1923 Indian Standard Power Plus Outfit with Sidecar (Project)





This lot is no longer available

Based in Springfield, Massachusetts, the Indian Motorcycle Company was the only motorcycle manufacturer able to compete on equal terms with the might of Harley-Davidson for the first half of the 20th Century. With its origins as a producer of bicycles, the partnership of George Hendee and Oscar Hedstrom followed the familiar practice of building a powered version in 1901, using a proprietary Thor single horsepower engine, and from the emergence of the first V-twin in 1907, Indian quickly established itself as a maker of quality motorcycles. Indian steadily evolved over the next decade, with developments like a steel cylinder head in place of the original cast iron one, sprung front forks and the first ever use of a twist grip sealing the company’s reputation for technical innovation. Starting in 1906, Indians were powered by engines built in-house by the Hendee Manufacturing Company, using Hedstrom’s own carburettors, while the first Indian V-twin appeared the following year. Following Oscar Hedstrom’s decision to quit in 1913, his replacement Charles Gustafson designed a number of new products, including the new V-twin Powerplus range in 1916. The Powerplus was Indian’s first ever flathead engine, a four-stroke unit displacing 61ci and developing 16 horsepower, a considerable improvement over Hedstrom’s own V-twin.
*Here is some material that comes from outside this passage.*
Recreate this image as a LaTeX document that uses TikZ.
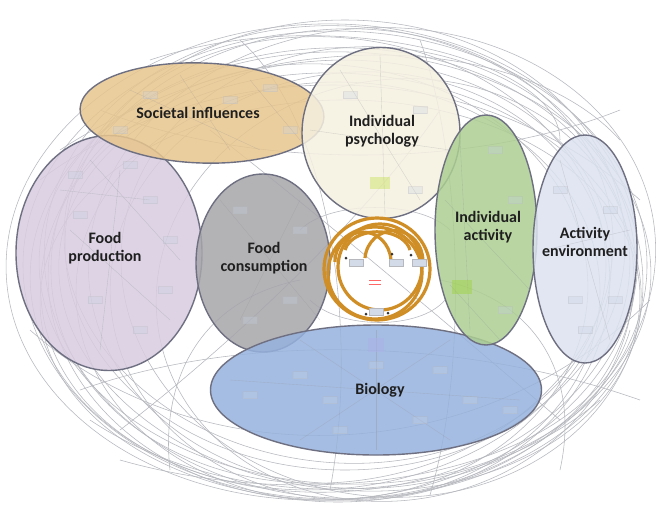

Initially mounted in the existing rigid frame, Indian offered the Powerplus with the option of its patented Cradle Spring Frame from 1913, featuring a rear swingarm with trailing leaf springs for a more comfortable ride.  The Powerplus had a three-speed gearbox and kick-starter, while early problems with piston slap were cured by lengthening the barrels and pistons and relocating the piston wrist pin in 1917. In September 1919 a revised frame design, using the engine as a stressed member, was introduced and a version with a lowered top tube and steering head earned the nickname Daytona the following year. From 1920 the Powerplus was offered with the option of a larger 74ci engine and remained in production until 1923, being renamed the Standard that year and sold alongside its eventual successor, the Chief.